The ensuing chapters dismantle contemporary rationales of legal punishment (i.e., retribution, rehabilitation, incapacitation, and deterrence) by introducing the stories of several currently incarcerated people. In Chapter 2, Larson argues that America’s stated goal of prison as retribution largely fails. Rather than cultivating accountability and genuine remorse for victims, the prison treats the confined as “animals” to be controlled rather than human beings to be treated. Testimonies detail the degradation of strip searches, chronic voyeurism, humiliating jokes, and egregious health conditions. As one writer points out, “Those of us who are not violent swiftly learn it.

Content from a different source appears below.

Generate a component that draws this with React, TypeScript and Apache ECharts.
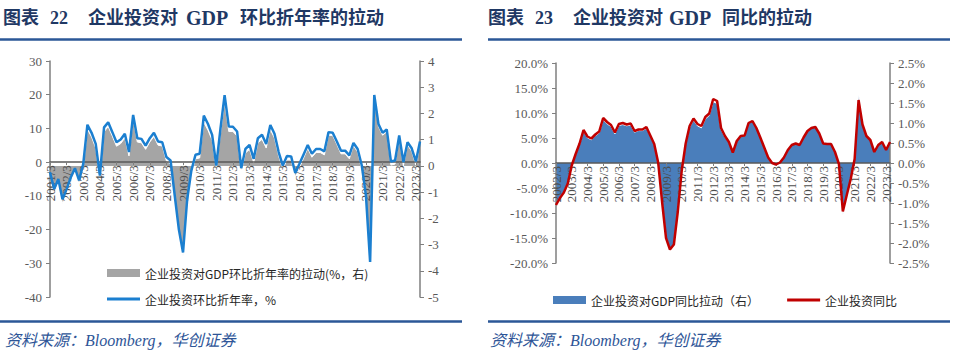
import React, { useEffect, useRef } from "react";
import * as echarts from "echarts";

// ---------- data ----------
const LEFT_START_YEAR = 2001;
const RIGHT_START_YEAR = 2002;
const QUARTER_MONTHS = [3, 6, 9, 12];

// 企业投资环比折年率，% (left axis, chart 22), 2001Q1 - 2023Q2
const investQoQ = [
  -3, -8, -5, -11,
  -8, -4.5, -1.8, -5.4,
  -0.5, 11.1, 8.7, 5.4,
  -4, 10.3, 11.8, 8.9,
  5.9, 6.7, 8.4, 3.0,
  14.0, 7.1, 6.9, 4.9,
  7.1, 8.7, 6.1, 5.9,
  1.5, 0.5, -9.9, -20,
  -26.8, -11, -2.5, 2.2,
  2.5, 13.8, 11.3, 8.1,
  -1, 9.9, 19.9, 10.6,
  10.5, 9.1, -1.8, 3.9,
  5.1, 1.0, 7.1, 8.1,
  5.4, 11.0, 8.4, 3.0,
  -1, 1.8, 1.7, -3.2,
  -0.5, 2.3, 5.1, 2.5,
  3.9, 3.9, 3.2, 8.9,
  8.7, 6.1, 3.4, 3.4,
  2.0, 5.7, 3.9, -1.0,
  -10, -29.6, 19.9, 11.3,
  8.7, 9.7, 0.2, 0.5,
  7.9, 0, 5.9, 4.1,
  0.2, 6.1,
];

// 企业投资对GDP环比折年率的拉动 (right axis, chart 22)
const contribQoQ = [
  -0.39, -1.04, -0.65, -1.43,
  -1.04, -0.58, -0.23, -0.70,
  -0.06, 1.40, 1.10, 0.68,
  -0.50, 1.30, 1.50, 1.13,
  0.75, 0.85, 1.07, 0.38,
  1.79, 0.91, 0.88, 0.63,
  0.91, 1.12, 0.79, 0.76,
  0.19, 0.06, -1.28, -2.60,
  -3.45, -1.40, -0.31, 0.27,
  0.30, 1.66, 1.36, 0.98,
  -0.12, 1.21, 2.45, 1.31,
  1.31, 1.14, -0.23, 0.49,
  0.63, 0.12, 0.88, 1.01,
  0.68, 1.38, 1.06, 0.38,
  -0.13, 0.23, 0.22, -0.42,
  -0.07, 0.30, 0.67, 0.33,
  0.51, 0.51, 0.42, 1.17,
  1.16, 0.82, 0.46, 0.46,
  0.27, 0.77, 0.53, -0.14,
  -1.37, -3.75, 2.62, 1.50,
  1.17, 1.30, 0.03, 0.07,
  1.06, 0.00, 0.80, 0.56,
  0.03, 0.83,
];

// 企业投资同比 (left axis, chart 23, %), 2002Q1 - 2023Q2
const investYoY = [
  -8.4, -7.0, -5.9, -4.1,
  -0.5, 1.8, 3.9, 6.6,
  5.3, 4.9, 5.7, 6.3,
  9.0, 8.2, 7.6, 6.1,
  7.8, 8.0, 7.7, 7.9,
  6.4, 6.7, 6.7, 7.2,
  5.5, 3.8, 0.1, -7.8,
  -15.0, -17.3, -16.3, -9.7,
  -1.5, 3.9, 7.4, 8.9,
  7.8, 7.4, 9.2, 9.9,
  12.8, 12.4, 7.0, 5.4,
  4.2, 2.1, 4.4, 5.4,
  5.5, 8.0, 8.4, 7.0,
  5.1, 3.1, 1.1, 0.0,
  -0.3, 0.1, 1.1, 2.6,
  3.6, 3.9, 3.6, 5.1,
  6.4, 7.0, 7.2, 5.9,
  3.9, 3.8, 3.8, 2.2,
  -0.2, -9.7, -6.4, -3.2,
  0.8, 12.6, 7.7, 5.4,
  4.6, 2.2, 3.6, 4.2,
  2.6, 4.2,
];

// 企业投资对GDP同比拉动 (right axis, chart 23, %)
const contribYoY = [
  -1.02, -0.85, -0.72, -0.50,
  -0.06, 0.21, 0.46, 0.79,
  0.63, 0.58, 0.68, 0.75,
  1.08, 0.98, 0.91, 0.73,
  0.94, 0.96, 0.93, 0.95,
  0.77, 0.81, 0.81, 0.87,
  0.67, 0.46, 0.01, -0.95,
  -1.85, -2.14, -2.03, -1.20,
  -0.18, 0.47, 0.89, 1.07,
  0.93, 0.88, 1.10, 1.19,
  1.53, 1.49, 0.84, 0.65,
  0.51, 0.26, 0.54, 0.66,
  0.68, 1.00, 1.06, 0.88,
  0.64, 0.39, 0.14, 0.00,
  -0.04, 0.01, 0.14, 0.33,
  0.46, 0.50, 0.46, 0.65,
  0.82, 0.90, 0.93, 0.77,
  0.50, 0.49, 0.49, 0.28,
  -0.03, -1.30, -0.82, -0.41,
  0.10, 1.75, 1.00, 0.70,
  0.60, 0.29, 0.47, 0.57,
  0.34, 0.55,
];

const NAME_GRAY = "企业投资对GDP环比折年率的拉动(%，右)";
const NAME_BLUE = "企业投资环比折年率，%";
const NAME_AREA = "企业投资对GDP同比拉动（右）";
const NAME_RED = "企业投资同比";

function quarterLabels(startYear: number, count: number): string[] {
  const out: string[] = [];
  for (let i = 0; i < count; i++) {
    const y = startYear + Math.floor(i / 4);
    out.push(`${y}/${QUARTER_MONTHS[i % 4]}`);
  }
  return out;
}

const catsLeft = quarterLabels(LEFT_START_YEAR, investQoQ.length);
const catsRight = quarterLabels(RIGHT_START_YEAR, investYoY.length);

// ---------- styles ----------
const SERIF = "'Liberation Serif', 'Times New Roman', serif";
const CJK = "'Noto Sans CJK SC', sans-serif";
const TITLE_FONT = "'Liberation Serif', 'Noto Sans CJK SC', serif";
const AXIS_COLOR = "#7f7f7f";
const LABEL_COLOR = "#4d4d4d";
const NAVY = "#1F3864";
const RULE = "#2B5797";

// grid geometry
const G1 = { left: 50, top: 61, width: 370, height: 236 };
const G2 = { left: 556, top: 63, width: 334, height: 200 };
const L_MIN = -40, L_MAX = 30;
const R_MIN = -20, R_MAX = 20;

// offset (negative = upward) so the category axis sits on the left axis' zero
const offsetToZero = (g: { height: number }, min: number, max: number) =>
  -(g.height * (0 - min)) / (max - min);

function catAxis(gridIndex: number, data: string[], offset: number) {
  return {
    type: "category",
    gridIndex,
    data,
    boundaryGap: false,
    offset,
    z: 10,
    axisLine: { onZero: false, lineStyle: { color: "#595959", width: 1.5 } },
    axisTick: { show: true, interval: 3, length: 3, lineStyle: { color: AXIS_COLOR } },
    axisLabel: {
      interval: 3,
      rotate: 90,
      margin: 3,
      fontFamily: SERIF,
      fontSize: 13,
      color: LABEL_COLOR,
    },
    splitLine: { show: false },
  };
}

function valAxis(gridIndex: number, position: string, min: number, max: number, interval: number, fmt?: (v: number) => string) {
  return {
    type: "value",
    gridIndex,
    position,
    min,
    max,
    interval,
    z: 10,
    axisLine: { show: true, onZero: false, lineStyle: { color: AXIS_COLOR, width: 1.5 } },
    axisTick: { show: true, length: 4, lineStyle: { color: AXIS_COLOR } },
    axisLabel: {
      fontFamily: SERIF,
      fontSize: 13,
      color: "#595959",
      margin: 8,
      formatter: fmt ? fmt : (v: number) => String(v),
    },
    splitLine: { show: false },
  };
}

const pct = (v: number) => v.toFixed(1) + "%";

function titleTexts(x0: number, num: string, before: string, after: string, gdpX: number, afterX: number) {
  const base = { fill: NAVY, fontWeight: "bold", fontSize: 18, fontFamily: TITLE_FONT };
  return [
    { type: "text", left: x0, top: 9, style: { ...base, text: "图表" } },
    { type: "text", left: x0 + 47, top: 9, style: { ...base, text: num } },
    { type: "text", left: x0 + 85, top: 9, style: { ...base, text: before } },
    { type: "text", left: gdpX, top: 8, style: { ...base, text: "GDP", fontSize: 20 } },
    { type: "text", left: afterX, top: 9, style: { ...base, text: after } },
  ];
}

export default function App() {
  const ref = useRef<HTMLDivElement>(null);

  useEffect(() => {
    if (!ref.current) return;
    const chart = echarts.init(ref.current, null, { renderer: "svg" });

    const option: any = {
      animation: false,
      backgroundColor: "#ffffff",
      grid: [
        { ...G1, containLabel: false },
        { ...G2, containLabel: false },
      ],
      xAxis: [
        catAxis(0, catsLeft, offsetToZero(G1, L_MIN, L_MAX)),
        catAxis(1, catsRight, offsetToZero(G2, R_MIN, R_MAX)),
      ],
      yAxis: [
        valAxis(0, "left", L_MIN, L_MAX, 10),
        valAxis(0, "right", -5, 4, 1),
        valAxis(1, "left", R_MIN, R_MAX, 5, pct),
        valAxis(1, "right", -2.5, 2.5, 0.5, pct),
      ],
      legend: [
        {
          orient: "vertical",
          left: 102,
          top: 262,
          itemWidth: 33,
          itemHeight: 8,
          itemGap: 14,
          itemStyle: { borderWidth: 0 },
          textStyle: { fontFamily: CJK, fontSize: 12, color: "#262626" },
          data: [
            { name: NAME_GRAY, icon: "rect", itemStyle: { color: "#A5A5A5", borderWidth: 0 } },
            { name: NAME_BLUE, icon: "path://M0,0H33V3H0Z", itemStyle: { color: "#1B7FD0", borderWidth: 0 } },
          ],
        },
        {
          orient: "horizontal",
          left: 548,
          top: 289,
          itemWidth: 33,
          itemHeight: 8,
          itemGap: 28,
          itemStyle: { borderWidth: 0 },
          textStyle: { fontFamily: CJK, fontSize: 12, color: "#262626" },
          data: [
            { name: NAME_AREA, icon: "rect", itemStyle: { color: "#4A7EBB", borderWidth: 0 } },
            { name: NAME_RED, icon: "path://M0,0H35V3H0Z", itemStyle: { color: "#C00000", borderWidth: 0 } },
          ],
        },
      ],
      series: [
        {
          name: NAME_GRAY,
          type: "line",
          xAxisIndex: 0,
          yAxisIndex: 1,
          data: contribQoQ,
          color: "#A5A5A5",
          symbol: "none",
          lineStyle: { color: "#ffffff", width: 1 },
          areaStyle: { color: "#A5A5A5", opacity: 1 },
          z: 1,
        },
        {
          name: NAME_BLUE,
          type: "line",
          xAxisIndex: 0,
          yAxisIndex: 0,
          data: investQoQ,
          color: "#1B7FD0",
          symbol: "none",
          lineStyle: { color: "#1B7FD0", width: 2.5 },
          z: 12,
        },
        {
          name: NAME_AREA,
          type: "line",
          xAxisIndex: 1,
          yAxisIndex: 3,
          data: contribYoY,
          color: "#4A7EBB",
          symbol: "none",
          lineStyle: { color: "#ffffff", width: 1 },
          areaStyle: { color: "#4A7EBB", opacity: 1 },
          z: 1,
        },
        {
          name: NAME_RED,
          type: "line",
          xAxisIndex: 1,
          yAxisIndex: 2,
          data: investYoY,
          color: "#C00000",
          symbol: "none",
          lineStyle: { color: "#C00000", width: 2.5 },
          z: 12,
        },
      ],
      graphic: [
        ...titleTexts(3, "22", "企业投资对", "环比折年率的拉动", 186, 240),
        ...titleTexts(488, "23", "企业投资对", "同比的拉动", 669, 722),
        { type: "line", shape: { x1: 0, y1: 39.5, x2: 462, y2: 39.5 }, style: { stroke: RULE, lineWidth: 2.5 } },
        { type: "line", shape: { x1: 488, y1: 39.5, x2: 950, y2: 39.5 }, style: { stroke: RULE, lineWidth: 2.5 } },
        { type: "line", shape: { x1: 0, y1: 321.5, x2: 462, y2: 321.5 }, style: { stroke: RULE, lineWidth: 2.5 } },
        { type: "line", shape: { x1: 488, y1: 321.5, x2: 950, y2: 321.5 }, style: { stroke: RULE, lineWidth: 2.5 } },
        {
          type: "text",
          left: 5,
          top: 332,
          style: { text: "资料来源：Bloomberg，华创证券", fill: "#2E5597", fontSize: 16, fontStyle: "italic", fontFamily: TITLE_FONT },
        },
        {
          type: "text",
          left: 490,
          top: 332,
          style: { text: "资料来源：Bloomberg，华创证券", fill: "#2E5597", fontSize: 16, fontStyle: "italic", fontFamily: TITLE_FONT },
        },
      ],
    };

    chart.setOption(option);
    return () => chart.dispose();
  }, []);

  return (
    <div
      ref={ref}
      style={{ position: "absolute", left: 0, top: 0, width: 960, height: 356, background: "#fff" }}
    />
  );
}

If you are capable of feeling emotion, you eventually lose that ability, you can’t afford to have it. Men become animal, predators preying on those who are considered weak. Principles are lost, values are rejected, morals become non-existent” (64). Thus, Larson demonstrates that the very values prison culture imposes for one’s physical survival are the values that hinder one’s ability to reflect on their crime and take genuine accountability.

Chapter 3 addresses “the lie that prisons can be rehabilitative” (90). Essay accounts from several incarcerated people show that not only do carceral institutions fail to rehabilitate them, but that their own sense of self-transformation comes from within and despite the harrowing conditions of prison. Several writers refer to rehabilitation discourses as a “guise” or “joke.” Many imprisoned people do not have access to the few programs that are offered. And the few programs prison officials do offer often serve as “time fillers” rather than the provision of long-lasting support. Disclosing the inadequacy of official programs, writers discussed the role of outside volunteers, loved ones, and fellow imprisoned peers as the support systems that led to their self-transformation. What I most appreciate about this chapter is the question posed to writers about what a “beautiful prison” might entail. The purpose of the exercise did not rely on whether the “beautiful prison” is possible, but rather reveals the ways in which prison witnesses envisioned they would be treated in their ideal world. For example, witness Ken Hartman writes,

The beautiful prison is characterized by the quality of its treatment of human beings. Respect real and not based on fear but on the recognition of the inherent dignity of even the most damaged.… In the beautiful prison, men and women who have done awful and even vile things are constantly encouraged to rise above their worst acts and rejoin society. (135)

Lastly, chapters 4 and 5 unpack the myths of incapacitation and deterrence. Larson recognizes the potential immediate advantages of incapacitation for some victims of sexual and intimate partner violence. Yet, the writers collectively challenge the belief that such containment creates safer communities. For the imprisoned, their loved ones shoulder the financial and emotional burden of caretaking in their absence. The violence of incarceration further ensures that once released, many return to prison within a short time period given the legal and social stigma of one’s criminal record. As writer Don Cox notes, “They are shamed of us afraid of us and would love to forget about us. Who in the world would want to give a job to an ex-con? We are at the very bottom of the social ladder” (198). This legal disenfranchisement reduces opportunities for desistance and results in a perpetual cycle of crime and prison.

At a political moment in American history where scholars, policymakers, and grassroots activists engage in ongoing debates about the reformation, transformation, and potential abolition of the carceral state, Doran Larson’s Inside Knowledge serves as a crucial contribution to sociolegal scholarship, affirming the need for those who are most impacted to not only be included in our conversations, but also serve as the experts for the legal practices that actually work to reduce harm both in the community and from the state. Through this expertise of imprisoned people, both publics and scholars across multiple sociolegal fields will challenge carceral mythologies of prison as an effective tool for public safety.